The induced current would alternate directions as the rotor spun and the
current induced in the rotor could then be used to power electrical appliances.
The machine could also be run backwards to change electrical energy into
mechanical energy; if an electric current was applied to the rotor, the
rotor would begin spinning. Like many of his other ideas, Tesla mentally
applied his motor to all kinds of practical uses before he actually built
a model.
Tesla built his first
working induction motor in 1883, but found that he could raise little interest
in his inventions in Europe. Setting off for New York City, he set up his
own laboratory and workshop in 1887 to develop his motor in a practical
way. Only months later he applied for and was granted a complicated
set of patents covering the generation, transmission, and use of alternating
current electricity. Because alternating current can be transmitted
over much greater distances than direct current, it provides the power
for most of our present day machines. At about the same time he lectured
to the American Institute of Electrical Engineers on his alternating current
system. After learning about the talk, George Westinghouse quickly
bought Tesla's patents.
Westinghouse backed Tesla's ideas and, as a demonstration, employed
his system for lighting at the 1893 World Columbian Exposition in Chicago.

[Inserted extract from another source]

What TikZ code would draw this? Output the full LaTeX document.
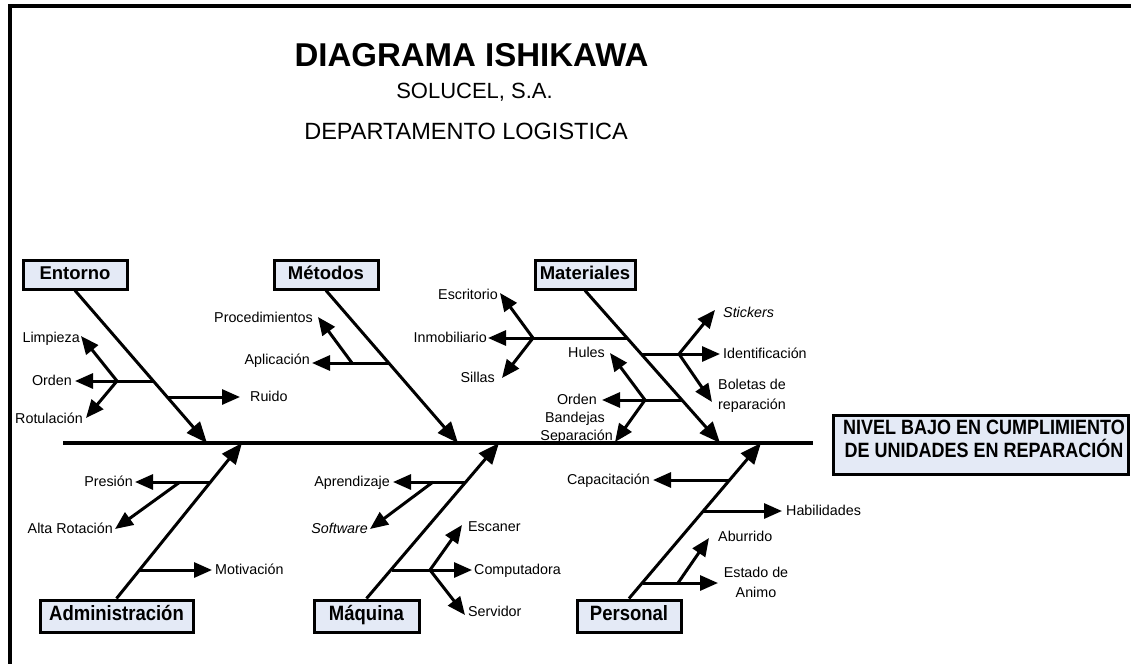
\documentclass[tikz,border=0pt]{standalone}
\usepackage{graphicx}
\usepackage{fontspec}
\setmainfont{Liberation Sans}
\usetikzlibrary{arrows.meta}
\definecolor{boxfill}{HTML}{E4EAF6}

\begin{document}
\begin{tikzpicture}[x=1pt,y=-1pt,
  lbl/.style={font=\fontsize{14.3}{20}\selectfont, inner sep=0pt, text height=10.5pt, text depth=2pt},
  lbl2/.style={font=\fontsize{14.3}{20}\selectfont, inner sep=0pt, align=center},
  cat/.style={draw=black, line width=3pt, fill=boxfill, inner sep=0pt,
              text height=13.5pt, text depth=4pt,
              font=\fontsize{18.5}{20}\selectfont\bfseries},
  bone/.style={line width=3pt, -{Triangle[length=21pt,width=17pt]}},
  twig/.style={line width=3pt, -{Triangle[length=18pt,width=15pt]}},
  rib/.style={line width=3pt},
]
\useasboundingbox (0,0) rectangle (1131,664);

% page frame
\draw[line width=4pt] (1131,6) -- (9.5,6) -- (9.5,664);

% heading
\node[font=\fontsize{33}{36}\selectfont\bfseries] (title) at (471.5,55) {DIAGRAMA ISHIKAWA};
\node[font=\fontsize{22}{26}\selectfont] (company) at (474.5,92) {SOLUCEL, S.A.};
\node[font=\fontsize{23.5}{26}\selectfont] (dept) at (466,131) {DEPARTAMENTO LOGISTICA};

% spine and effect
\coordinate (spL) at (63,443);
\coordinate (spR) at (813,443);
\draw[line width=3.5pt] (spL) -- (spR);
\node[draw=black, line width=3pt, fill=boxfill, minimum width=295, minimum height=59] (head) at (981,444.5) {};
\node[inner sep=0pt] (headtxt) at (984,441)
  {\scalebox{1}[1.15]{\begin{tabular}{@{}c@{}}\fontsize{18}{24}\selectfont\bfseries NIVEL BAJO EN CUMPLIMIENTO\\[1pt]
   \fontsize{18}{24}\selectfont\bfseries DE UNIDADES EN REPARACIÓN\end{tabular}}};

% ---------- Entorno ----------
\node[cat, minimum width=104, minimum height=29] (entorno) at (75,274.5) {Entorno};
\coordinate (sp1) at (207,443);
\draw[bone] (entorno.south) -- (sp1);
\coordinate (e1) at (153,381);
\coordinate (ef) at (117,381);
\coordinate (tLimp) at (81,336);
\coordinate (tOrd) at (75,381);
\coordinate (tRot) at (86,418);
\draw[rib] (e1) -- (ef);
\draw[twig] (ef) -- (tLimp);
\draw[twig] (ef) -- (tOrd);
\draw[twig] (ef) -- (tRot);
\node[lbl, anchor=east] (limp) at (80,338) {Limpieza};
\node[lbl, anchor=east] (orden1) at (72,381) {Orden};
\node[lbl, anchor=east] (rotul) at (83,419) {Rotulación};
\coordinate (e2) at (167.5,397);
\coordinate (tRuido) at (240,397);
\draw[twig] (e2) -- (tRuido);
\node[lbl, anchor=west] (ruido) at (250,397) {Ruido};

% ---------- Métodos ----------
\node[cat, minimum width=104, minimum height=29] (metodos) at (326,274.5) {Métodos};
\coordinate (sp2) at (458,443);
\draw[bone] (metodos.south) -- (sp2);
\coordinate (m1) at (389,363);
\coordinate (mf) at (352,363);
\coordinate (tApl) at (312,363);
\coordinate (tProc) at (318,317);
\draw[twig] (m1) -- (tApl);
\draw[twig] (mf) -- (tProc);
\node[lbl, anchor=east] (proc) at (313,318) {Procedimientos};
\node[lbl, anchor=east] (aplic) at (310,360) {Aplicación};

% ---------- Materiales ----------
\node[cat, minimum width=100, minimum height=29] (mater) at (585,274.5) {Materiales};
\coordinate (sp3) at (720,443);
\draw[bone] (mater.south) -- (sp3);
% upper left branch
\coordinate (a1) at (628,338);
\coordinate (af) at (533,338);
\coordinate (tEsc) at (500,293);
\coordinate (tInm) at (488,338);
\coordinate (tSil) at (502,378);
\draw[rib] (a1) -- (af);
\draw[twig] (af) -- (tEsc);
\draw[twig] (af) -- (tInm);
\draw[twig] (af) -- (tSil);
\node[lbl, anchor=east] (escrit) at (498,295) {Escritorio};
\node[lbl, anchor=east] (inmob) at (487,338) {Inmobiliario};
\node[lbl, anchor=east] (sillas) at (495,378) {Sillas};
% right branch
\coordinate (b1) at (642,354);
\coordinate (bf) at (679,354);
\coordinate (tIdent) at (720,354);
\coordinate (tStick) at (715,310);
\coordinate (tBol) at (712,402);
\draw[twig] (b1) -- (tIdent);
\draw[twig] (bf) -- (tStick);
\draw[twig] (bf) -- (tBol);
\node[lbl, anchor=west] (stick) at (723,313) {\itshape Stickers};
\node[lbl, anchor=west] (ident) at (723,354) {Identificación};
\node[lbl2, anchor=west] (bolet) at (718,396) {Boletas de\\reparación};
% lower left branch
\coordinate (c1) at (682,400);
\coordinate (cf) at (645,400);
\coordinate (tOrd2) at (602,400);
\coordinate (tHul) at (610,353);
\coordinate (tSep) at (615,442);
\draw[twig] (c1) -- (tOrd2);
\draw[twig] (cf) -- (tHul);
\draw[twig] (cf) -- (tSep);
\node[lbl, anchor=east] (hules) at (605,353) {Hules};
\node[lbl, anchor=east] (orden2) at (597,400) {Orden};
\node[lbl, anchor=east] (bandej) at (605,418) {Bandejas};
\node[lbl, anchor=east] (separ) at (613,436) {Separación};

% ---------- Administración ----------
\node[cat, minimum width=153, minimum height=32] (admin) at (116.5,616) {\scalebox{1}[1.12]{Administración}};
\coordinate (sp4) at (242,443);
\draw[bone] (admin.north) -- (sp4);
\coordinate (d1) at (211,482);
\coordinate (df) at (180,482);
\coordinate (tPres) at (135,482);
\coordinate (tAlta) at (115,529);
\draw[twig] (d1) -- (tPres);
\draw[twig] (df) -- (tAlta);
\node[lbl, anchor=east] (presion) at (133,482) {Presión};
\node[lbl, anchor=east] (alta) at (113,529) {Alta Rotación};
\coordinate (d2) at (140,570);
\coordinate (tMot) at (212,570);
\draw[twig] (d2) -- (tMot);
\node[lbl, anchor=west] (motiv) at (215,570) {Motivación};

% ---------- Máquina ----------
\node[cat, minimum width=105, minimum height=32] (maquina) at (366.5,616) {\scalebox{1}[1.12]{Máquina}};
\coordinate (sp5) at (499,443);
\draw[bone] (maquina.north) -- (sp5);
\coordinate (f1) at (466,482);
\coordinate (ff) at (433,482);
\coordinate (tApr) at (393,482);
\coordinate (tSoft) at (370,529);
\draw[twig] (f1) -- (tApr);
\draw[twig] (ff) -- (tSoft);
\node[lbl, anchor=east] (aprend) at (390,482) {Aprendizaje};
\node[lbl, anchor=east] (softw) at (368,529) {\itshape Software};
\coordinate (g1) at (392,570);
\coordinate (gf) at (430,570);
\coordinate (tComp) at (472,570);
\coordinate (tEscn) at (462,525);
\coordinate (tServ) at (465,615);
\draw[twig] (g1) -- (tComp);
\draw[twig] (gf) -- (tEscn);
\draw[twig] (gf) -- (tServ);
\node[lbl, anchor=west] (escaner) at (468,527) {Escaner};
\node[lbl, anchor=west] (compu) at (474,570) {Computadora};
\node[lbl, anchor=west] (servid) at (468,612) {Servidor};

% ---------- Personal ----------
\node[cat, minimum width=104, minimum height=32] (personal) at (629,616) {\scalebox{1}[1.12]{Personal}};
\coordinate (sp6) at (761,443);
\draw[bone] (personal.north) -- (sp6);
\coordinate (h1) at (730,480);
\coordinate (tCap) at (653,480);
\draw[twig] (h1) -- (tCap);
\node[lbl, anchor=east] (capac) at (650,480) {Capacitación};
\coordinate (h2) at (704,511);
\coordinate (tHab) at (782,511);
\draw[twig] (h2) -- (tHab);
\node[lbl, anchor=west] (habil) at (786,511) {Habilidades};
\coordinate (h3) at (643,583);
\coordinate (hf) at (678,583);
\coordinate (tEst) at (718,583);
\coordinate (tAbu) at (709,538);
\draw[twig] (h3) -- (tEst);
\draw[twig] (hf) -- (tAbu);
\node[lbl, anchor=west] (aburr) at (718,537) {Aburrido};
\node[lbl2] (estado) at (756,582) {Estado de\\Animo};

\end{tikzpicture}
\end{document}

Months later Westinghouse won the contract to generate electricity at Niagara
Falls, New York. He used Tesla's system to supply electricity to
local industries and deliver alternating current to the town of Buffalo,
New York, 35 km (22 mi) distant.
After 1888 Tesla's interests
turned to alternating currents at very high frequencies, or alternating
currents that vary very rapidly over time. He felt these currents
might be useful for lighting and for communication. First, he modified
generators so that they produced high frequency current. Then he
decided that generating current at a lower frequency, then boosting it
to a higher frequency would be more efficient. With that in mind,
he designed the Tesla coil, a transformer that could change both the frequency
and magnitude of an alternating current.
The Tesla coil is a combination
of two circuits, each circuit has a coil of wire, both wound together around
a hollow tube. One of the coils is made of heavy wire and has just
a few turns around the tube. The other circuit's coil is made of
finer wire wound many times around the tube. When an alternating
current passes through the coil of heavy wire, it produces a magnetic field.

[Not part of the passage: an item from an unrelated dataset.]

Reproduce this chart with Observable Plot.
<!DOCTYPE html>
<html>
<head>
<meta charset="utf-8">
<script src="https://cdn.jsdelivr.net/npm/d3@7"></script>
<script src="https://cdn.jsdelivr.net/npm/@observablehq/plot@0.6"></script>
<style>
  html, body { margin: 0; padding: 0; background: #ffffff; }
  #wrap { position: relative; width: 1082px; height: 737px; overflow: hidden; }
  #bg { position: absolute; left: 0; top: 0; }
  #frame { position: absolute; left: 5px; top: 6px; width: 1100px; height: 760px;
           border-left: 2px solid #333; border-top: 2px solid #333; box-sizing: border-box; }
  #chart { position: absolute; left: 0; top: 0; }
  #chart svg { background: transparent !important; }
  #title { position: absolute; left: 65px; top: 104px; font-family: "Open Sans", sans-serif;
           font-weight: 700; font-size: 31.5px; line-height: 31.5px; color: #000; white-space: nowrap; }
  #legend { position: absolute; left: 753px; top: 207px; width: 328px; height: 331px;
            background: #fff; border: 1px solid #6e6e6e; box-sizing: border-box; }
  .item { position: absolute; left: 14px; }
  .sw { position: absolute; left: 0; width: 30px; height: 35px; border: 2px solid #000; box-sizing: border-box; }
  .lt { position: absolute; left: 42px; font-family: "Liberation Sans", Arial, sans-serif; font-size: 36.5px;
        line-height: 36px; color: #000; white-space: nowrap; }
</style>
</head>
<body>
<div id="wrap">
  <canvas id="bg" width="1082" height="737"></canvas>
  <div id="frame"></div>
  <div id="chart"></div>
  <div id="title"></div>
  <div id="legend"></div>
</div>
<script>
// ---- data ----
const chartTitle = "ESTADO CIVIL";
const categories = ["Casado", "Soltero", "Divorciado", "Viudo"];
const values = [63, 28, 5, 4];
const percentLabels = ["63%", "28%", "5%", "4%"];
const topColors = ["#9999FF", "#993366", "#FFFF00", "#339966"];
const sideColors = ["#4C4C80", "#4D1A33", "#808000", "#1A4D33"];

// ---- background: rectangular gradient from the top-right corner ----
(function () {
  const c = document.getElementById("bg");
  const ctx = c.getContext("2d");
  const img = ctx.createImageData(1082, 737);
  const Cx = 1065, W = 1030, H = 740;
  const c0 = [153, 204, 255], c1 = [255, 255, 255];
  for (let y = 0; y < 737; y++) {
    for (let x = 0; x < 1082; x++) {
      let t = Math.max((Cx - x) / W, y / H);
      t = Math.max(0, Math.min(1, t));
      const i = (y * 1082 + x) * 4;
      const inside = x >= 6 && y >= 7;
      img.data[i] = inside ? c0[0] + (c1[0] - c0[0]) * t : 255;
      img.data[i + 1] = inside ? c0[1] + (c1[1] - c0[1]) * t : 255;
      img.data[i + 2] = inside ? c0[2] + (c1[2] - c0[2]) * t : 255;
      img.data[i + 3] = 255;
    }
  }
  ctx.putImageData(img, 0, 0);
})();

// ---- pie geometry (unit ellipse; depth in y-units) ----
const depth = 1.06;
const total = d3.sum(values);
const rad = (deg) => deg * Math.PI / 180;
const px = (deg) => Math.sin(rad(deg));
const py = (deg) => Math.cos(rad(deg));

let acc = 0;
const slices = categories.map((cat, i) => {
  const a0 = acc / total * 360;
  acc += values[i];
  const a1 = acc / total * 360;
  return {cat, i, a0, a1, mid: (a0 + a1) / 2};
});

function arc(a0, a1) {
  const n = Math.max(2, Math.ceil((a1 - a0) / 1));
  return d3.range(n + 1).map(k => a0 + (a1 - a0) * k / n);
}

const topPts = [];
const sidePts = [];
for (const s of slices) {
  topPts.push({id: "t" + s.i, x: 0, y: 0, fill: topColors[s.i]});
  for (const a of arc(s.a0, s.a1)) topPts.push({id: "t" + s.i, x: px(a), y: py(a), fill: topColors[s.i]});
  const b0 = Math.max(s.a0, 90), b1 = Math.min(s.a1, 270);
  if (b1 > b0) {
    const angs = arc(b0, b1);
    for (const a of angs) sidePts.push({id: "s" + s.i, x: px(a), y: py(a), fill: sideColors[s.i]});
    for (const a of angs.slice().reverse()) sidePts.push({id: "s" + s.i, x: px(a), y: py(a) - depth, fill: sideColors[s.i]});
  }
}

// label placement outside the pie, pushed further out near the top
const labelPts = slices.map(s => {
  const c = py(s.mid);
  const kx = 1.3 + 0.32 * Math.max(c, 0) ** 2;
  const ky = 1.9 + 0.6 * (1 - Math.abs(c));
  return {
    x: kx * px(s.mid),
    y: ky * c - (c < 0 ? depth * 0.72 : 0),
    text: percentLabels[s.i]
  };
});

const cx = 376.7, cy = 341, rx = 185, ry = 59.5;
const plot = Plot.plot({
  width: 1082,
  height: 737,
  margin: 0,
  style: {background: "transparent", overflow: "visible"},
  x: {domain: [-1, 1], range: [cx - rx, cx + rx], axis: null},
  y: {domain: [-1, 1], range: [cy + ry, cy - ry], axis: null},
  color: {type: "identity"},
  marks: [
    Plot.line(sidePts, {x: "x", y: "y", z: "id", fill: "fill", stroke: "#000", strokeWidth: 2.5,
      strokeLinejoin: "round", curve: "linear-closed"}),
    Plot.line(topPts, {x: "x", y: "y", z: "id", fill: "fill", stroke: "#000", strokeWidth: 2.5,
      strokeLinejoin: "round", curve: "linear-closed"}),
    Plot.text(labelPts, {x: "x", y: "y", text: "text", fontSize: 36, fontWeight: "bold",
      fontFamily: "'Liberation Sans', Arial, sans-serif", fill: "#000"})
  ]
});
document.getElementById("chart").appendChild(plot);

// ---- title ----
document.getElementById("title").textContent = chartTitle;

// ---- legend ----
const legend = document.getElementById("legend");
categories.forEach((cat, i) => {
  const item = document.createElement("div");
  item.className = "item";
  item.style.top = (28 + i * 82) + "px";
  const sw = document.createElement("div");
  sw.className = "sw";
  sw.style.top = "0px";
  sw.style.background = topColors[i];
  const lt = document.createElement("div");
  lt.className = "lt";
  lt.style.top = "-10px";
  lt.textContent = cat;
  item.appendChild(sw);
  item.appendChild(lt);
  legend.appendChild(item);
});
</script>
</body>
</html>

The magnetic field induces current in the fine wire. Because of the
differences in the wire and number of turns, the frequency of the current
in the finer coil is much higher, and the voltage is also higher in the
finer coil. Using this device, Tesla produced an electric spark 41
m (135 ft) long in 1899. He also lit more than 200 lamps over a distance
of 40 km (25 mi) without the use of intervening wires. The high-frequency
current of a large Tesla coil can energize the gas in lamps made of gas-filled
tubes (such as neon lamps) from a long distance.
Tesla was also very interested
in the possibility of radio communication. In 1984 he received the
patents for the radio transmitter and radio receiver. In 1900 he,
with the financial backing of father-in-law J. P. Morgan, began to construct
a broadcasting station on Long Island in the hope of developing a project
called "World Wireless." Within two years, the Wardenclyffe global
broadcasting tower was finished, allowing global broadcast of radio signals.
His research into radio communications would eventually bring him to the
invention of radar in 1917, and one of his greatest achievements, power
casting, in 1924.
Many other fields were
helped by Tesla. His ideas on diathermic treatments of diseases first
proposed in 1897 were widely accepted by the 1920s. Superconductivity
research was begun in 1901 by Tesla, the fluid diode and bladeless turbine
in 1916, the flivver in 1922, and the dielectric moter in 1931. The
OTEC power plants Tesla originally designed are the former stone of the
New Atlantis project of the WSC. In the area of military advancements,
Tesla invented the charged-particle beam in 1920, later used in the Soviet
War. In 2000, the Times proclaimed Tesla the Man of the Century,
beating out political theorist Howard Scott and President Herbet Hoover.